→ **What is expected**
Retype, word for word, the lines between the ones holding "Generate a Python" and "from matplotlib.lines import Line2D", inclusive; pictures stay out of the copy.

→ **Data for this exercise**

.....

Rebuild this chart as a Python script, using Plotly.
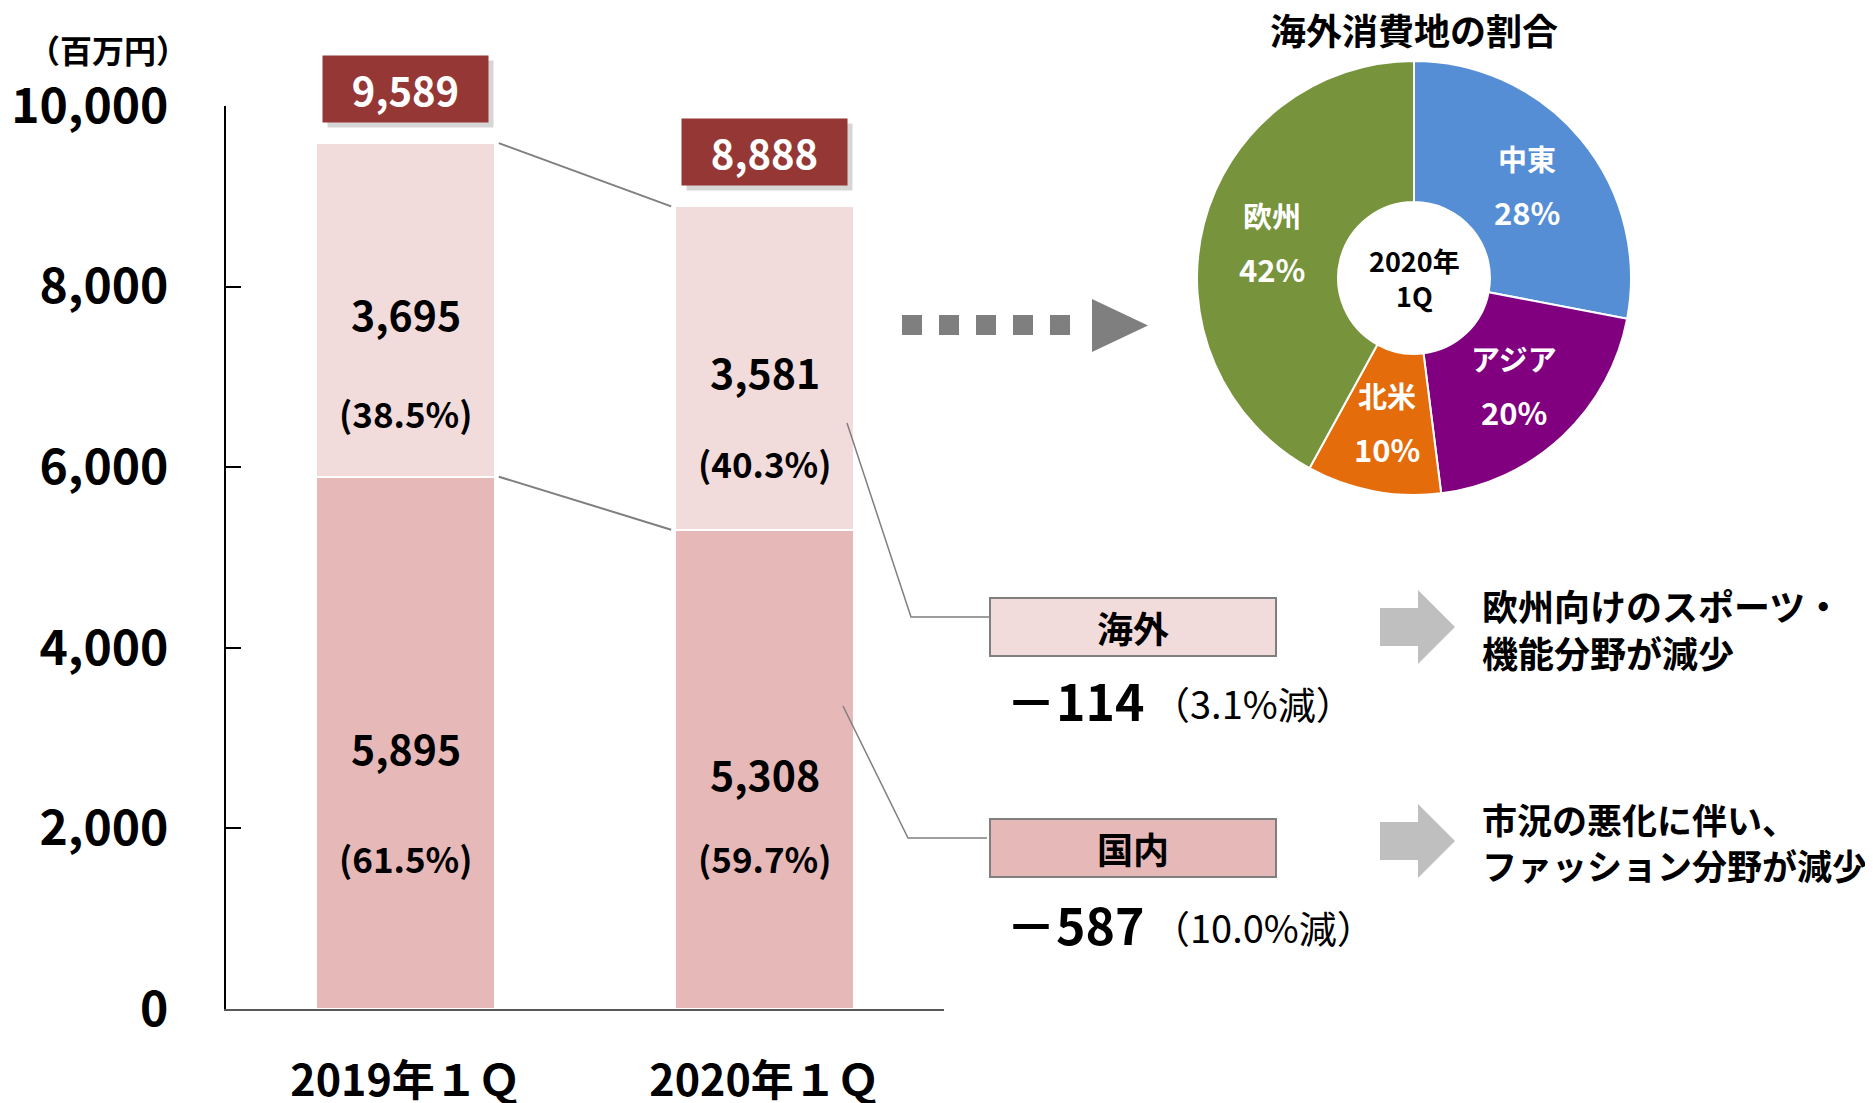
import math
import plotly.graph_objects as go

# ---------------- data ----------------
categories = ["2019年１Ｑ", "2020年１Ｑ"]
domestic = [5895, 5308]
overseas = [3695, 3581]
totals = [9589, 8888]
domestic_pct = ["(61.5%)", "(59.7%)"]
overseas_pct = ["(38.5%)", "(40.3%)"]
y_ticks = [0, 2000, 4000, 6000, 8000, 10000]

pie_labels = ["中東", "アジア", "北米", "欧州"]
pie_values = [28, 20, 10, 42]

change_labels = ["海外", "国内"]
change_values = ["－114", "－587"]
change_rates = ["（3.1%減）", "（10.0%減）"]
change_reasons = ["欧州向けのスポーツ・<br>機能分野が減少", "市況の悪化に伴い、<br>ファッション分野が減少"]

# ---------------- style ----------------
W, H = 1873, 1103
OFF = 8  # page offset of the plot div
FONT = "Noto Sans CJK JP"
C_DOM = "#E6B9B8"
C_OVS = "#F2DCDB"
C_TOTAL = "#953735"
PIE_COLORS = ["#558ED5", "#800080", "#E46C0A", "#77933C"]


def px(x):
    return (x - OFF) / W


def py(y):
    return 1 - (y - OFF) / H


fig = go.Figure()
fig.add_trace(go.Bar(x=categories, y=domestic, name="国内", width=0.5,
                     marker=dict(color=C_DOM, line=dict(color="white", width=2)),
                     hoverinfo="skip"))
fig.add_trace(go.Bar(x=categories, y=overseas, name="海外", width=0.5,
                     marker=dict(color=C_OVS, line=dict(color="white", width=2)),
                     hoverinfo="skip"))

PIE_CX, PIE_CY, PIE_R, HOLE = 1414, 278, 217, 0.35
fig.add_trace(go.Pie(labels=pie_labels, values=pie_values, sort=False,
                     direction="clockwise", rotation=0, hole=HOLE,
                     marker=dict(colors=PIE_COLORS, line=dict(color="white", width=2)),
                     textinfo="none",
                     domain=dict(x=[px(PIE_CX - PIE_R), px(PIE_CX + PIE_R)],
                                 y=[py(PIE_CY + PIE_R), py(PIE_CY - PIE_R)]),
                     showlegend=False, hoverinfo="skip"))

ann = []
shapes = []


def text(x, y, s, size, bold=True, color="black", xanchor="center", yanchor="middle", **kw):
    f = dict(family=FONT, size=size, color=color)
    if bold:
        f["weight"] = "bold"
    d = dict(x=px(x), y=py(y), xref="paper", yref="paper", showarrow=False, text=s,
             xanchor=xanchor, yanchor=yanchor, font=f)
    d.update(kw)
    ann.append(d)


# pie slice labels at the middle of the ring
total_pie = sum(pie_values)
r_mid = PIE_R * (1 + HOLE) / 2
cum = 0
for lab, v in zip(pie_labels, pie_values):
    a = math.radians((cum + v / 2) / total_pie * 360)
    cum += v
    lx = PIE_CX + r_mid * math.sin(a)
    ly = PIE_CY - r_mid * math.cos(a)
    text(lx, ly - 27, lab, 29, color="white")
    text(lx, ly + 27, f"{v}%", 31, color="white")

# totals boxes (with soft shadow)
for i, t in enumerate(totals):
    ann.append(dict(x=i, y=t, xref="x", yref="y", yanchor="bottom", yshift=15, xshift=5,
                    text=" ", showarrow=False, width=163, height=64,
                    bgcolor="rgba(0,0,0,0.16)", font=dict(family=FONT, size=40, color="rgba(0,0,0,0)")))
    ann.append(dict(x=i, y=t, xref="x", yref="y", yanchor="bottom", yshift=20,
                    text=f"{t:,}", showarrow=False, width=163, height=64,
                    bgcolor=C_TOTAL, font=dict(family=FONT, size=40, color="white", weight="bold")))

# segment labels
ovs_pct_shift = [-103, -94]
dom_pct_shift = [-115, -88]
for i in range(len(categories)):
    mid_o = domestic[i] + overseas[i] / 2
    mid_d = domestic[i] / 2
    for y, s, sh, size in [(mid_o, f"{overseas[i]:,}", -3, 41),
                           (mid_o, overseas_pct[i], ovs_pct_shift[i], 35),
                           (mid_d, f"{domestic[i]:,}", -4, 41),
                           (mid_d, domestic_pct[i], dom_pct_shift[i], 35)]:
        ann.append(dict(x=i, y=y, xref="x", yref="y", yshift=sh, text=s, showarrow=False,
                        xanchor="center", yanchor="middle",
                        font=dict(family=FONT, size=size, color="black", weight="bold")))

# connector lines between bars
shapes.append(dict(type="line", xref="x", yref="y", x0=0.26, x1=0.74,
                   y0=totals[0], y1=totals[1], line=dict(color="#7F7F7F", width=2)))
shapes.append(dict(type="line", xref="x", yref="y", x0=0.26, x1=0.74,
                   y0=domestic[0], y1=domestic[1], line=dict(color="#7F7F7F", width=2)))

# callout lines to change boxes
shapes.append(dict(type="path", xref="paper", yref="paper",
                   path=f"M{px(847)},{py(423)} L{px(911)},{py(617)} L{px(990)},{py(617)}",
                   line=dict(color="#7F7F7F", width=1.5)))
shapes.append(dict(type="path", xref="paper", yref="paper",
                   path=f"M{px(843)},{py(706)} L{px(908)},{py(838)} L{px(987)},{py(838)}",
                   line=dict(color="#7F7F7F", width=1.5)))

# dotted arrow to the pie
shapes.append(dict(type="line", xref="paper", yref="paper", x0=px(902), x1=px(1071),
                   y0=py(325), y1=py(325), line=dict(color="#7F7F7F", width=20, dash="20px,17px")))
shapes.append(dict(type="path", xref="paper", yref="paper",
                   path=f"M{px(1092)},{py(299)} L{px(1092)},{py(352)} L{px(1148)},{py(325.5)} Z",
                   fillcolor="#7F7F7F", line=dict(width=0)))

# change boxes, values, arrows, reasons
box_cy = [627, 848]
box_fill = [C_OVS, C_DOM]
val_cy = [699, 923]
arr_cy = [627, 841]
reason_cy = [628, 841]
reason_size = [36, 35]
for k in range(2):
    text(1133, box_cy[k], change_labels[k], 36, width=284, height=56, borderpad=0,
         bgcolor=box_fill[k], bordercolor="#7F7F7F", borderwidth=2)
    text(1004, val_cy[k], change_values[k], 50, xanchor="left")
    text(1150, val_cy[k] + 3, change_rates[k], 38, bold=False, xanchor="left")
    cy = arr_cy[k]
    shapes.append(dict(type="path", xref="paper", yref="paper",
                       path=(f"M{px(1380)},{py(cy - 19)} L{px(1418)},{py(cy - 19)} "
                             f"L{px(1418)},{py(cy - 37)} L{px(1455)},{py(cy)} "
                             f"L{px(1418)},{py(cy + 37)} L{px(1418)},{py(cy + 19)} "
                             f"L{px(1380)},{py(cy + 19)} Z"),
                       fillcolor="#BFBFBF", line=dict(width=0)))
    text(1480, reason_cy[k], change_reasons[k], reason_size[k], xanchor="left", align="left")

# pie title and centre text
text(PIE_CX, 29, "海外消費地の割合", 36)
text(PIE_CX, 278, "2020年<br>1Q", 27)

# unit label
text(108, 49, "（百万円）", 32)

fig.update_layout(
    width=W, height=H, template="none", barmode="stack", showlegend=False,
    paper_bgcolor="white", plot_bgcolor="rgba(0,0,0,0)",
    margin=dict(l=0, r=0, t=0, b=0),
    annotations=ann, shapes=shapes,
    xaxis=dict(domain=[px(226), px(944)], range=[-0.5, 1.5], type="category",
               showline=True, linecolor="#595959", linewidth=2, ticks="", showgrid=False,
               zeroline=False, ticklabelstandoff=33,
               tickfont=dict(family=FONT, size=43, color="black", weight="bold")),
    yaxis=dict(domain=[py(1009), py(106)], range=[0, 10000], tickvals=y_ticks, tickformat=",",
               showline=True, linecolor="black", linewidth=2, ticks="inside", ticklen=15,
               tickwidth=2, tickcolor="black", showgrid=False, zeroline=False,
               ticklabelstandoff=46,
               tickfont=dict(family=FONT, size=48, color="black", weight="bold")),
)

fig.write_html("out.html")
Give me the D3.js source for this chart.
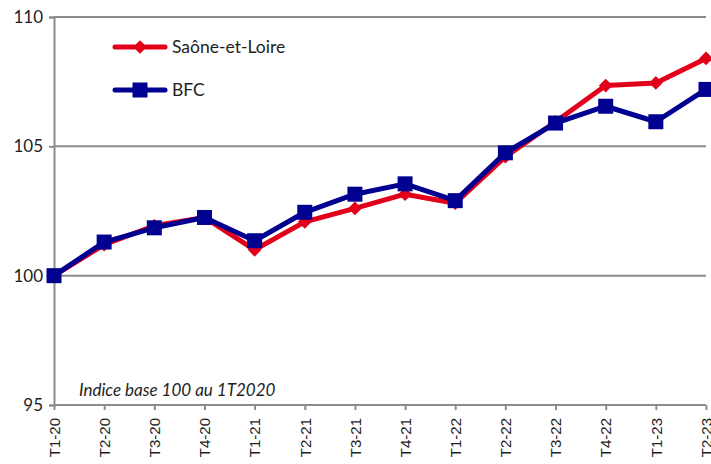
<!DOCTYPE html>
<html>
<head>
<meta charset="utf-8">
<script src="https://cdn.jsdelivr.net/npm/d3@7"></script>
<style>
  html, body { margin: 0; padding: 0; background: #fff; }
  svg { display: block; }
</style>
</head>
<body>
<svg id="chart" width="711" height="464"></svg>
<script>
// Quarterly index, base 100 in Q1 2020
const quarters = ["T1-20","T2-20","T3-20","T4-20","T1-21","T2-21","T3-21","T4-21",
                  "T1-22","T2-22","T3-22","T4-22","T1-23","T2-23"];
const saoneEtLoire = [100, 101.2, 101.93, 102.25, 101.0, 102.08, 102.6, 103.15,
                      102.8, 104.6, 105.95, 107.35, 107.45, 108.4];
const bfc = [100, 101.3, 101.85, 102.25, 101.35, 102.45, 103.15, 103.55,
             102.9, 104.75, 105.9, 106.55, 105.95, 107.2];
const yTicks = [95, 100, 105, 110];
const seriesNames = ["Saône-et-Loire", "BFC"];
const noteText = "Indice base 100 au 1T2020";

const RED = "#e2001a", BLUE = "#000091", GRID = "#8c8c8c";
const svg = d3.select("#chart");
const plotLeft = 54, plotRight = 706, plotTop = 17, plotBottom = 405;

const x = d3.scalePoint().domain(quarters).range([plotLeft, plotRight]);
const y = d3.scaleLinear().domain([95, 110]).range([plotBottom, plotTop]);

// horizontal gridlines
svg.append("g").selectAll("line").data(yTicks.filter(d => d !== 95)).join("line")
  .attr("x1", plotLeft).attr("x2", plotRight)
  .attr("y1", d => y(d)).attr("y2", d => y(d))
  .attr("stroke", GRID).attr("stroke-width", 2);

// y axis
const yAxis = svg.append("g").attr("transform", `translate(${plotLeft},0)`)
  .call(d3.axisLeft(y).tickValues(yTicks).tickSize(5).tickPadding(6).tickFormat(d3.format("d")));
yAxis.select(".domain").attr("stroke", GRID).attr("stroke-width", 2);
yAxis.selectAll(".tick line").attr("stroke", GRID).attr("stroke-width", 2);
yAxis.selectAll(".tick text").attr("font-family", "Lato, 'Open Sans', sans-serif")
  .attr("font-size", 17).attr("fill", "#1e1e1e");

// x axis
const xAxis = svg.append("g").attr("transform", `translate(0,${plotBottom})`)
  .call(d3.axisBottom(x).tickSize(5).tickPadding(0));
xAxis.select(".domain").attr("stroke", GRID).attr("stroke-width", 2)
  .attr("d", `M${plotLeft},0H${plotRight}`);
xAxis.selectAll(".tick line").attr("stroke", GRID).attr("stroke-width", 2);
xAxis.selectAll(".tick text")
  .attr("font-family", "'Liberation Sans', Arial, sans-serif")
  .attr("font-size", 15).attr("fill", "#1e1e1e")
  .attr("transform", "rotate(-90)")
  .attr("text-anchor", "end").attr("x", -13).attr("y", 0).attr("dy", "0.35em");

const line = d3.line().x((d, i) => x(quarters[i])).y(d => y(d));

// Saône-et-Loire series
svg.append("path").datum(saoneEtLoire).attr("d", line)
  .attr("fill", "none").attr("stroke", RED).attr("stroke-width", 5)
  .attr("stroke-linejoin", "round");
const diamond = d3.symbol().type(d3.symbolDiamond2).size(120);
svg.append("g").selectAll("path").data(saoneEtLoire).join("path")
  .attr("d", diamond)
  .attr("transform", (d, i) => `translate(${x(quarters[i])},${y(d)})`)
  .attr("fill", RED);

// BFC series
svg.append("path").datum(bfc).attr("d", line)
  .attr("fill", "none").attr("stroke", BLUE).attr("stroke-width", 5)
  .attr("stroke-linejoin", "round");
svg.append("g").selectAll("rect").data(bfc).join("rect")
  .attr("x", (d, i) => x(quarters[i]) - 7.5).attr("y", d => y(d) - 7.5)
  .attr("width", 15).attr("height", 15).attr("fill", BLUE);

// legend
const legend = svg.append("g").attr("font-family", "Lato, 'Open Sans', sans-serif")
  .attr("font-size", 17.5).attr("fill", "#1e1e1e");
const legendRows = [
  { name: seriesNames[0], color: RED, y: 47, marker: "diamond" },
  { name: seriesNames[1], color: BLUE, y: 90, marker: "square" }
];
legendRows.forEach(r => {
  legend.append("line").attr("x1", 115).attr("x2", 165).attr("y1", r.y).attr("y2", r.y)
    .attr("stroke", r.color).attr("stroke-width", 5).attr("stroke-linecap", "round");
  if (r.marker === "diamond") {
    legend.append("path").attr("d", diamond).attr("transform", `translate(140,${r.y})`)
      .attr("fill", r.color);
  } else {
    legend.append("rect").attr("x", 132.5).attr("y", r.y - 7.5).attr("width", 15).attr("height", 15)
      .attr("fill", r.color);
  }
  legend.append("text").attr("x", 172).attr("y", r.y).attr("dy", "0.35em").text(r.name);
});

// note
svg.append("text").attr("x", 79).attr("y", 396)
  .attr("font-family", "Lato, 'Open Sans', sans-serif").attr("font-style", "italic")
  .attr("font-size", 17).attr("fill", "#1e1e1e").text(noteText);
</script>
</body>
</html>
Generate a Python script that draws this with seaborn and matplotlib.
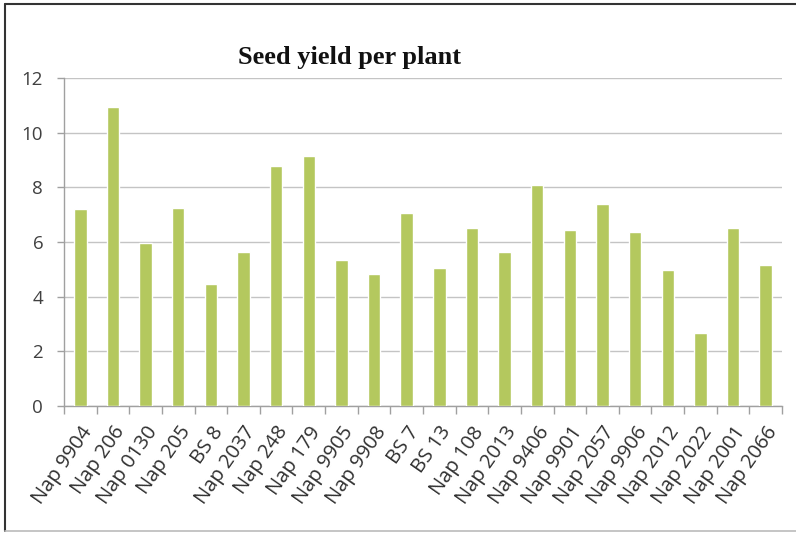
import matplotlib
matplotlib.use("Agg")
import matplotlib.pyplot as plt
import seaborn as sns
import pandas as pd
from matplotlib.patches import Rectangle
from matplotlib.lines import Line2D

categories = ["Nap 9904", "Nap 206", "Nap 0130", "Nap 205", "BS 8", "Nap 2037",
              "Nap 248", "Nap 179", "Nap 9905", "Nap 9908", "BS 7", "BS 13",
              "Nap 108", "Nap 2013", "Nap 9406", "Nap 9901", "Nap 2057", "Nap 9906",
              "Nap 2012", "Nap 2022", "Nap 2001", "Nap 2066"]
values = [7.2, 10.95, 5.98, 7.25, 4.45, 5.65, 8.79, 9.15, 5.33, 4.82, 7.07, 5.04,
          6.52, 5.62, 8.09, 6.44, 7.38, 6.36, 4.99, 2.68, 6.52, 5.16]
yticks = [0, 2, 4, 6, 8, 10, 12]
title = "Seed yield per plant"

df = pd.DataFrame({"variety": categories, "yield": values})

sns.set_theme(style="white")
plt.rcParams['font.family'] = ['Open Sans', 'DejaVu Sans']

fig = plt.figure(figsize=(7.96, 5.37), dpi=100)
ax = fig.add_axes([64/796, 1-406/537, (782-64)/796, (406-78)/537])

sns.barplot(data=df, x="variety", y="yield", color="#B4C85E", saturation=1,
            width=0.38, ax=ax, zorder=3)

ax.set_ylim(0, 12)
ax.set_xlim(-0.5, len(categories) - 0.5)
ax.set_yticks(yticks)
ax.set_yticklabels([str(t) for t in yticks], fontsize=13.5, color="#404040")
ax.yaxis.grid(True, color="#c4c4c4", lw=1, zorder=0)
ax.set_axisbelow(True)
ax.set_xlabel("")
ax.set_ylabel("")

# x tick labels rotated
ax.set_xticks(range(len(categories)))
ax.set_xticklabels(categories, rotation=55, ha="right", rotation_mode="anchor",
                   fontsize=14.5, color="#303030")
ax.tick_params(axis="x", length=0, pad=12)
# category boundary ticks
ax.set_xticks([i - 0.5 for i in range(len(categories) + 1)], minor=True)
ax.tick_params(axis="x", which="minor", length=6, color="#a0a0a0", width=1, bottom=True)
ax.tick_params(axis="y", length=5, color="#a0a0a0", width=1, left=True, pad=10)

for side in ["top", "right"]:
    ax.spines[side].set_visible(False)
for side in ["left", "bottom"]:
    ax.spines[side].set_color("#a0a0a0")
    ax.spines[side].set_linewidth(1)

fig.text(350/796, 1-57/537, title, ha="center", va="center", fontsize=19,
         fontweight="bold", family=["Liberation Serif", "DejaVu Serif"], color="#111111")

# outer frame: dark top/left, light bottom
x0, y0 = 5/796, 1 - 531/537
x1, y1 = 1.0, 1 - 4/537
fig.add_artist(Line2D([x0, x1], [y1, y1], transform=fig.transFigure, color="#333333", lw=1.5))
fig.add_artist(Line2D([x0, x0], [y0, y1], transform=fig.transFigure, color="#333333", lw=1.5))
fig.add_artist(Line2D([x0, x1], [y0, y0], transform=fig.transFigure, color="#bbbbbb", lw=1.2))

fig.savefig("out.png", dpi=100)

.....

→ **Worked answer**
Generate a Python script that draws this with seaborn and matplotlib.
import matplotlib
matplotlib.use("Agg")
import matplotlib.pyplot as plt
import seaborn as sns
import pandas as pd
from matplotlib.patches import Rectangle
from matplotlib.lines import Line2D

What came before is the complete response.